Readers will soon realise that writing this autobiography formed a key part of Nicola Morrison’s healing journey. 

It is a detailed account of her story, from childhood games on a Sega Megadrive to midlife achievements as a BBC reporter – into which is woven her experience of family breakdown, grief, suicide attempts, depression and homelessness.

Underlying the narrative are shocking recollections of racism and colourism, the effects of which caused many years of “debilitating thoughts”. This makes Morrison’s self-realisation and acceptance all the more powerful. At one point, she recalls cutting her chemically straightened hair and “finding beauty in what I had once regarded as unattractive: my high forehead was regal, my hair was my crown and I would wear it proudly”.

Christianity is woven into Morrison’s story with references to the steadfastness of her grandparents’ faith and her own powerful conversion aged 18. However, the line between her encounter with Christ, and the victory Morrison testifies to at the end of the book, is only vaguely drawn.
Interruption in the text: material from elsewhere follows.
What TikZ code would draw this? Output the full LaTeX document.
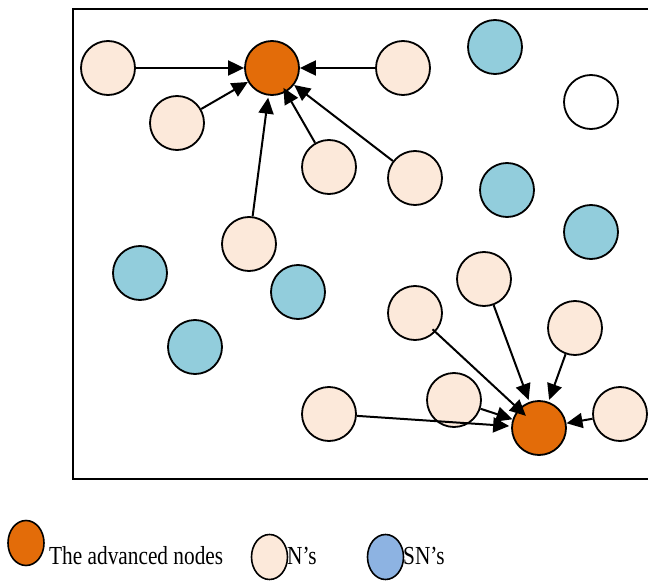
\documentclass[tikz,border=0pt]{standalone}
\usepackage{fontspec}
\setmainfont{Liberation Serif}
\usetikzlibrary{arrows.meta, shapes.geometric}
\definecolor{advorange}{HTML}{E36C09}
\definecolor{npeach}{HTML}{FCE9DA}
\definecolor{snaqua}{HTML}{92CDDC}
\definecolor{snblue}{HTML}{8DB3E2}
\tikzset{
  nd/.style={circle, draw=black, line width=1.8pt, minimum size=54pt, inner sep=0pt},
  adv/.style={nd, fill=advorange},
  nn/.style={nd, fill=npeach},
  sn/.style={nd, fill=snaqua},
  free/.style={nd, fill=white},
  link/.style={line width=2pt, -{Triangle[length=16pt,width=15pt]}},
  legdot/.style={ellipse, draw=black, line width=1.6pt, minimum width=36pt, minimum height=45pt, inner sep=0pt},
  legtext/.style={anchor=base west, inner sep=0pt, font=\fontsize{26}{30}\selectfont, xscale=0.82, transform shape}
}
\begin{document}
\begin{tikzpicture}[x=1pt, y=-1pt]
\useasboundingbox (0,0) rectangle (648,583);
% frame (its right side lies past the page edge)
\draw[line width=1.8pt] (660,9) -- (73,9) -- (73,479) -- (660,479);

% upper cluster
\node[adv] (a1) at (272,68) {};
\node[nn] (n1) at (108,68) {};
\node[nn] (n2) at (403,68) {};
\node[nn] (n3) at (177,123) {};
\node[nn] (n4) at (329,167) {};
\node[nn] (n5) at (415,178) {};
\node[nn] (n6) at (249,244) {};

% lower cluster
\node[adv] (a2) at (539,428) {};
\node[nn] (m1) at (415,313) {};
\node[nn] (m2) at (484,279) {};
\node[nn] (m3) at (575,328) {};
\node[nn] (m4) at (454,400) {};
\node[nn] (m5) at (329,414) {};
\node[nn] (m6) at (620,414) {};

% sensor nodes
\node[sn] (s1) at (495,47) {};
\node[free] (w1) at (591,102) {};
\node[sn] (s2) at (507,190) {};
\node[sn] (s3) at (591,232) {};
\node[sn] (s4) at (140,273) {};
\node[sn] (s5) at (298,292) {};
\node[sn] (s6) at (195,347) {};

% links to the first advanced node
\draw[link] (n1) -- (a1);
\draw[link] (n2) -- (a1);
\draw[link] (n3) -- (a1);
\draw[link, shorten >=-5pt] (n4) -- (a1);
\draw[link] (n5) -- (a1);
\draw[link, shorten >=2pt] (n6) -- (a1);

% links to the second advanced node
\draw[link, shorten <=-4pt, shorten >=-10pt] (m1) -- (a2);
\draw[link, shorten >=2pt] (m2) -- (a2);
\draw[link, shorten >=2pt] (m3) -- (a2);
\draw[link] (m4) -- (a2);
\draw[link, shorten >=2pt] (m5) -- (a2);
\draw[link] (m6) -- (a2);

% legend
\node[legdot, fill=advorange] (la) at (26,543) {};
\node[legtext] (ta) at (49,564) {The advanced nodes};
\node[legdot, fill=npeach] (ln) at (269.5,557) {};
\node[legtext] (tn) at (287,564) {N’s};
\node[legdot, fill=snblue] (ls) at (385.5,557) {};
\node[legtext] (ts) at (403,564) {SN’s};
\end{tikzpicture}
\end{document}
In fact, I found myself theologically questioning several phrases (“perhaps it’s the Libra in me that has caused me to seek out balance and quality”), and was left curious as to the author’s perspective on the role of the Holy Spirit in shaping our identities and motivations.

Despite being “consumed by the overwhelming weight of my sorrow” and experiencing “the very foundation of my family subside”, Morrison’s academic and professional achievements at the BBC reveal an inspiring resilience. Having said that, the author has a tendency to elevate the self throughout – revealed most starkly in the title Victory is My Name. This may be uncomfortable for readers keen to attribute personal healing and redemption not to ourselves but to Christ’s victorious work in us.